Directive:
Return the records, each one exactly as written.

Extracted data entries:

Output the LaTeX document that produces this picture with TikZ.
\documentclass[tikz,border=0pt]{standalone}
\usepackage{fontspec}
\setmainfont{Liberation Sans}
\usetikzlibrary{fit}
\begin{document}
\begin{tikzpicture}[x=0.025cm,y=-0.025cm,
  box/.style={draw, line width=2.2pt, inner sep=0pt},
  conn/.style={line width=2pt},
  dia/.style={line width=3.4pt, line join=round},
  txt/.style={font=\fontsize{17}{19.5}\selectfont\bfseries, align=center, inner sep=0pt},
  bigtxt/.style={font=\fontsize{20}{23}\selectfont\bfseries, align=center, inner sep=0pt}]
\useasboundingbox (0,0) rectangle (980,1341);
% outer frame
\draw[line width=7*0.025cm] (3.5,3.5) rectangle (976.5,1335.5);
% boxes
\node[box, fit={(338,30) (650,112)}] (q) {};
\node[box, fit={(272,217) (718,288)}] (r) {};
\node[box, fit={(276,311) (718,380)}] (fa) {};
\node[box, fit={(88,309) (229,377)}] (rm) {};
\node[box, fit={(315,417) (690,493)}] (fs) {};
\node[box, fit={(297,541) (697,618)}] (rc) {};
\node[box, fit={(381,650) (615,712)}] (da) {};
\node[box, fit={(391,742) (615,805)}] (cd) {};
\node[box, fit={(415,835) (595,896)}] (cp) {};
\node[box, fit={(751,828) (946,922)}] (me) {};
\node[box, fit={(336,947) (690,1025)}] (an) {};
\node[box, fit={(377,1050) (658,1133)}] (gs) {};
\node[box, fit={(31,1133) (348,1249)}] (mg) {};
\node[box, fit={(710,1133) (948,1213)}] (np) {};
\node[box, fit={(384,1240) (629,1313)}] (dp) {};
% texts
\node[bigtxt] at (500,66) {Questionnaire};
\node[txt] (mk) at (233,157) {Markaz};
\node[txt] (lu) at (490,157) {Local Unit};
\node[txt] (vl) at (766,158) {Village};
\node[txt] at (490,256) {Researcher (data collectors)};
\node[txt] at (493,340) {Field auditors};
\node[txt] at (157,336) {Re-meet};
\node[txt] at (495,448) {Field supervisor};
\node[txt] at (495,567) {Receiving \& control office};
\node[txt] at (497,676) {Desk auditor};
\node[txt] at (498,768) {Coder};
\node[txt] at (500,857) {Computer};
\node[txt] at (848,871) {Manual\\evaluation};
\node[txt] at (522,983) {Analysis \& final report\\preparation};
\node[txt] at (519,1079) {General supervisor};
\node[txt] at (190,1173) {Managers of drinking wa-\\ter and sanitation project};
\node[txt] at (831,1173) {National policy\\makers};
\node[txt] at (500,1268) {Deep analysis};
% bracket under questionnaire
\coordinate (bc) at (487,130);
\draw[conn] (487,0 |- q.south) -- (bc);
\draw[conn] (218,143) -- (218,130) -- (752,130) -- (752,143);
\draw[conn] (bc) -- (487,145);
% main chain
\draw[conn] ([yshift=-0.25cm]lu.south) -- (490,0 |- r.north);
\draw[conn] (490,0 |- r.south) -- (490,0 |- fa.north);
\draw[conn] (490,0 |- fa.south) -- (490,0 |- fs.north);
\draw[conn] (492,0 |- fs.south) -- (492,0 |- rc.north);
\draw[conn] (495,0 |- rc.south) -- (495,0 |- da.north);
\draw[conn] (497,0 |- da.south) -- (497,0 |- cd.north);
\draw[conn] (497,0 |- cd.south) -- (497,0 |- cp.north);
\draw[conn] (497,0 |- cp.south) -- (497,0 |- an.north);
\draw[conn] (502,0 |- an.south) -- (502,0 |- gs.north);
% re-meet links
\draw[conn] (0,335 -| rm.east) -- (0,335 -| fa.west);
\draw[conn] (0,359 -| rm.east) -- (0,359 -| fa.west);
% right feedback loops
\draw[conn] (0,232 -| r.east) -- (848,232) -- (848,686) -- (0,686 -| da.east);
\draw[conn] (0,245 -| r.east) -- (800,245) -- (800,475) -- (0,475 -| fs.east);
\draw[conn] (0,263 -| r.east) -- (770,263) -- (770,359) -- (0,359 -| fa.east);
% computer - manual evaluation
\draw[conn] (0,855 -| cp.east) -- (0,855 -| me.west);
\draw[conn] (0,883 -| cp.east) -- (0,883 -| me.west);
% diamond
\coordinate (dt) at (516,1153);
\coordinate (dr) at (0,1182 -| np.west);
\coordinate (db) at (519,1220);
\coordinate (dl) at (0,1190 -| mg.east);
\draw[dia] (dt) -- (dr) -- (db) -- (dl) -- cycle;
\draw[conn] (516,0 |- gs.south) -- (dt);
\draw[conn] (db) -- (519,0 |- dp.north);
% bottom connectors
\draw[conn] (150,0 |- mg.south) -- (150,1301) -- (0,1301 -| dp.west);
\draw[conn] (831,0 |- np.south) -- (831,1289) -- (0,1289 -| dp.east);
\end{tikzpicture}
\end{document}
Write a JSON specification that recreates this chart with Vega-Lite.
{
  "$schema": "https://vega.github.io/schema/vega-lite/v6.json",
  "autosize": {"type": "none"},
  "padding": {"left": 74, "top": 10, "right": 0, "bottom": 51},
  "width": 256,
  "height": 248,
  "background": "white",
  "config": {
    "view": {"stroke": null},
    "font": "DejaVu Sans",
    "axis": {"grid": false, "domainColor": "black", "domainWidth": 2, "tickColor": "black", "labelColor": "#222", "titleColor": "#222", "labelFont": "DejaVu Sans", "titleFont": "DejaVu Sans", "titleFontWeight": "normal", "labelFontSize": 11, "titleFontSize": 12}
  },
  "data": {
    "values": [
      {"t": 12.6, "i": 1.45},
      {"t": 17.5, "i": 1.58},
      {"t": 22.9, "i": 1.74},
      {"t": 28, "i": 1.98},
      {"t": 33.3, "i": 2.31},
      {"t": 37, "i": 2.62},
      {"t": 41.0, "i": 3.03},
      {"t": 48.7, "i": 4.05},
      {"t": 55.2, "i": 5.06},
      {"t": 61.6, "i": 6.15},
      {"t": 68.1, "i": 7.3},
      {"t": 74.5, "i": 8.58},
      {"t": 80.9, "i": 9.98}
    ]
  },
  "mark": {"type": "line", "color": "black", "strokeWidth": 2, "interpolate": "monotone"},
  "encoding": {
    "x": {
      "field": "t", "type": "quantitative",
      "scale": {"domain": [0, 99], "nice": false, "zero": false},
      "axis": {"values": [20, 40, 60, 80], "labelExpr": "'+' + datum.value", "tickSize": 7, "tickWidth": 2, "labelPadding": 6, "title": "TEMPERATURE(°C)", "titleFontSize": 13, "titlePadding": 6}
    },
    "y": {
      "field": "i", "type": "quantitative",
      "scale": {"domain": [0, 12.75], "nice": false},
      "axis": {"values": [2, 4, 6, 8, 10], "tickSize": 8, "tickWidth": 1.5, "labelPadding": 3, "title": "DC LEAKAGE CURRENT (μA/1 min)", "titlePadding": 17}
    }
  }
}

Task solution:
Output the LaTeX document that produces this picture with TikZ.
\documentclass[tikz,border=0pt]{standalone}
\usepackage{fontspec}
\setmainfont{Liberation Sans}
\usetikzlibrary{fit}
\begin{document}
\begin{tikzpicture}[x=0.025cm,y=-0.025cm,
  box/.style={draw, line width=2.2pt, inner sep=0pt},
  conn/.style={line width=2pt},
  dia/.style={line width=3.4pt, line join=round},
  txt/.style={font=\fontsize{17}{19.5}\selectfont\bfseries, align=center, inner sep=0pt},
  bigtxt/.style={font=\fontsize{20}{23}\selectfont\bfseries, align=center, inner sep=0pt}]
\useasboundingbox (0,0) rectangle (980,1341);
% outer frame
\draw[line width=7*0.025cm] (3.5,3.5) rectangle (976.5,1335.5);
% boxes
\node[box, fit={(338,30) (650,112)}] (q) {};
\node[box, fit={(272,217) (718,288)}] (r) {};
\node[box, fit={(276,311) (718,380)}] (fa) {};
\node[box, fit={(88,309) (229,377)}] (rm) {};
\node[box, fit={(315,417) (690,493)}] (fs) {};
\node[box, fit={(297,541) (697,618)}] (rc) {};
\node[box, fit={(381,650) (615,712)}] (da) {};
\node[box, fit={(391,742) (615,805)}] (cd) {};
\node[box, fit={(415,835) (595,896)}] (cp) {};
\node[box, fit={(751,828) (946,922)}] (me) {};
\node[box, fit={(336,947) (690,1025)}] (an) {};
\node[box, fit={(377,1050) (658,1133)}] (gs) {};
\node[box, fit={(31,1133) (348,1249)}] (mg) {};
\node[box, fit={(710,1133) (948,1213)}] (np) {};
\node[box, fit={(384,1240) (629,1313)}] (dp) {};
% texts
\node[bigtxt] at (500,66) {Questionnaire};
\node[txt] (mk) at (233,157) {Markaz};
\node[txt] (lu) at (490,157) {Local Unit};
\node[txt] (vl) at (766,158) {Village};
\node[txt] at (490,256) {Researcher (data collectors)};
\node[txt] at (493,340) {Field auditors};
\node[txt] at (157,336) {Re-meet};
\node[txt] at (495,448) {Field supervisor};
\node[txt] at (495,567) {Receiving \& control office};
\node[txt] at (497,676) {Desk auditor};
\node[txt] at (498,768) {Coder};
\node[txt] at (500,857) {Computer};
\node[txt] at (848,871) {Manual\\evaluation};
\node[txt] at (522,983) {Analysis \& final report\\preparation};
\node[txt] at (519,1079) {General supervisor};
\node[txt] at (190,1173) {Managers of drinking wa-\\ter and sanitation project};
\node[txt] at (831,1173) {National policy\\makers};
\node[txt] at (500,1268) {Deep analysis};
% bracket under questionnaire
\coordinate (bc) at (487,130);
\draw[conn] (487,0 |- q.south) -- (bc);
\draw[conn] (218,143) -- (218,130) -- (752,130) -- (752,143);
\draw[conn] (bc) -- (487,145);
% main chain
\draw[conn] ([yshift=-0.25cm]lu.south) -- (490,0 |- r.north);
\draw[conn] (490,0 |- r.south) -- (490,0 |- fa.north);
\draw[conn] (490,0 |- fa.south) -- (490,0 |- fs.north);
\draw[conn] (492,0 |- fs.south) -- (492,0 |- rc.north);
\draw[conn] (495,0 |- rc.south) -- (495,0 |- da.north);
\draw[conn] (497,0 |- da.south) -- (497,0 |- cd.north);
\draw[conn] (497,0 |- cd.south) -- (497,0 |- cp.north);
\draw[conn] (497,0 |- cp.south) -- (497,0 |- an.north);
\draw[conn] (502,0 |- an.south) -- (502,0 |- gs.north);
% re-meet links
\draw[conn] (0,335 -| rm.east) -- (0,335 -| fa.west);
\draw[conn] (0,359 -| rm.east) -- (0,359 -| fa.west);
% right feedback loops
\draw[conn] (0,232 -| r.east) -- (848,232) -- (848,686) -- (0,686 -| da.east);
\draw[conn] (0,245 -| r.east) -- (800,245) -- (800,475) -- (0,475 -| fs.east);
\draw[conn] (0,263 -| r.east) -- (770,263) -- (770,359) -- (0,359 -| fa.east);
% computer - manual evaluation
\draw[conn] (0,855 -| cp.east) -- (0,855 -| me.west);
\draw[conn] (0,883 -| cp.east) -- (0,883 -| me.west);
% diamond
\coordinate (dt) at (516,1153);
\coordinate (dr) at (0,1182 -| np.west);
\coordinate (db) at (519,1220);
\coordinate (dl) at (0,1190 -| mg.east);
\draw[dia] (dt) -- (dr) -- (db) -- (dl) -- cycle;
\draw[conn] (516,0 |- gs.south) -- (dt);
\draw[conn] (db) -- (519,0 |- dp.north);
% bottom connectors
\draw[conn] (150,0 |- mg.south) -- (150,1301) -- (0,1301 -| dp.west);
\draw[conn] (831,0 |- np.south) -- (831,1289) -- (0,1289 -| dp.east);
\end{tikzpicture}
\end{document}
Write a JSON specification that recreates this chart with Vega-Lite.
{
  "$schema": "https://vega.github.io/schema/vega-lite/v6.json",
  "autosize": {"type": "none"},
  "padding": {"left": 74, "top": 10, "right": 0, "bottom": 51},
  "width": 256,
  "height": 248,
  "background": "white",
  "config": {
    "view": {"stroke": null},
    "font": "DejaVu Sans",
    "axis": {"grid": false, "domainColor": "black", "domainWidth": 2, "tickColor": "black", "labelColor": "#222", "titleColor": "#222", "labelFont": "DejaVu Sans", "titleFont": "DejaVu Sans", "titleFontWeight": "normal", "labelFontSize": 11, "titleFontSize": 12}
  },
  "data": {
    "values": [
      {"t": 12.6, "i": 1.45},
      {"t": 17.5, "i": 1.58},
      {"t": 22.9, "i": 1.74},
      {"t": 28, "i": 1.98},
      {"t": 33.3, "i": 2.31},
      {"t": 37, "i": 2.62},
      {"t": 41.0, "i": 3.03},
      {"t": 48.7, "i": 4.05},
      {"t": 55.2, "i": 5.06},
      {"t": 61.6, "i": 6.15},
      {"t": 68.1, "i": 7.3},
      {"t": 74.5, "i": 8.58},
      {"t": 80.9, "i": 9.98}
    ]
  },
  "mark": {"type": "line", "color": "black", "strokeWidth": 2, "interpolate": "monotone"},
  "encoding": {
    "x": {
      "field": "t", "type": "quantitative",
      "scale": {"domain": [0, 99], "nice": false, "zero": false},
      "axis": {"values": [20, 40, 60, 80], "labelExpr": "'+' + datum.value", "tickSize": 7, "tickWidth": 2, "labelPadding": 6, "title": "TEMPERATURE(°C)", "titleFontSize": 13, "titlePadding": 6}
    },
    "y": {
      "field": "i", "type": "quantitative",
      "scale": {"domain": [0, 12.75], "nice": false},
      "axis": {"values": [2, 4, 6, 8, 10], "tickSize": 8, "tickWidth": 1.5, "labelPadding": 3, "title": "DC LEAKAGE CURRENT (μA/1 min)", "titlePadding": 17}
    }
  }
}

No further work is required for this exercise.